Yeah, I'm a big fan. My preferred version of D&D would be something like B/X with no thief class and more freeform player-driven/GM adjudicated rules for everything from "skills" to spellcasting. Instead, the direction since 1974 has been to move more in the direction of the spell system by adding as much rules definition as possible to everything and trying to get as much of what a character "can do" as possible onto the character sheet. I think this is a mistake, but I've long accepted that my preferences are not shared by everyone (or even by many people at all).

That doesn't stop me from standing astride the forces of history and shouting "No more!" at every opportunity. :D
 

Charlaquin

Goblin Queen (She/Her/Hers)
What I don't get is why everyone insists that it's 6-8 encounters. According to the DMG (pp. 84-85), it's specifically 6-8 medium or hard encounter per adventuring day. If there are easier encounters, there should be more encounters. Inversely, if there are deadly encounters, there should be less encounters. The adjusted adventuring day XP shapes how many encounters the characters should face in an adventuring depending on the creatures in the encounter (which means tougher encounters will result in less encounters). It's also worth nothing that character can only gain the benefit of a long rest once every 24 hours. The adventuring day also assumes that there will be, on average, two short rests per day. This is achievable if there is at least 3 encounters in the day.

It's also worth noting that the encounters don't have to be strictly combat encounters, either.
I think “6-8 encounters” is generally shorthand (and often I even just see “6 encounters.”) The point is less the specific number and more the idea that 5e is built around the idea of balance spread out across many encounters throughout the day. Even if you do mostly hard and deadly encounters, you’re still going to need 3 or 4 to meet the daily XP budget.
 

Stalker0

Legend
Inversely, if there are deadly encounters, there should be less encounters.

I mean sure, if you want to lower your 6-8 encounters to 2-3 you could make every single encounter the party faces deadly....but by the rules that assumes a high likelihood of killing off party members, which not every DM wants to do on some general wilderness exploration.
 

ART!

Deluxe Unhuman
Is there anything official that addresses how many of the encounters per day "should" be combat encounters?
 

Charlaquin

Goblin Queen (She/Her/Hers)
While we’re talking about adventuring days, we should also remember that not every day in the game world is an adventuring day. Each day of travel is not an adventuring day for example. You can make some travel days adventuring days by putting a difficult obstacle in front of the PCs or you can move to alternative rest rules in order to limit the nova effect making a single encounter uninteresting.

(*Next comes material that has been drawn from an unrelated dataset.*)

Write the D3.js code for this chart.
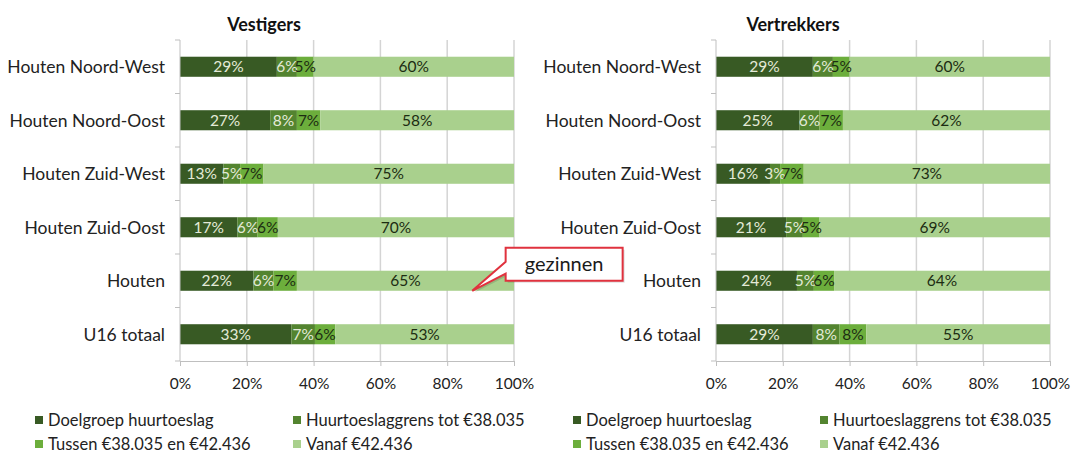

And a day of courtly intrigue also doesn’t count as an adventuring day (unless it’s a rerun of the red wedding!) Talking to people will not tax resources to any similar amount.

So, when thinking of adventuring days, these are the days when the PCs take on the dungeon, the wizards tower, the enchanted caverns or whatever. It’s when the s**** hits the fan.
Yes and no. Obviously not every day that passes during the course of an adventure will be an Adventuring Day. But generally days that aren’t adventuring days are days that just get narrated over. If nothing eventful happens during travel, you just brush over it in the narration. But if there’s enough going on in a day, that it’s worth playing out, it’s probably an adventuring day. Not every encounter needs to be combat; if you’re challenging the PCs and they’re expending resources to overcome that challenge, that’s an encounter, be it an exploration, social, or combat encounter.
 

Is there anything official that addresses how many of the encounters per day "should" be combat encounters?
Logic dictates that non-combat encounters do not contribute toward expectations, unless they drain a significant amount of resources. The party has enough HP and spell slots to get through six moderate combat encounters per day, so going through five such encounters and one non-combat encounter would be trivial.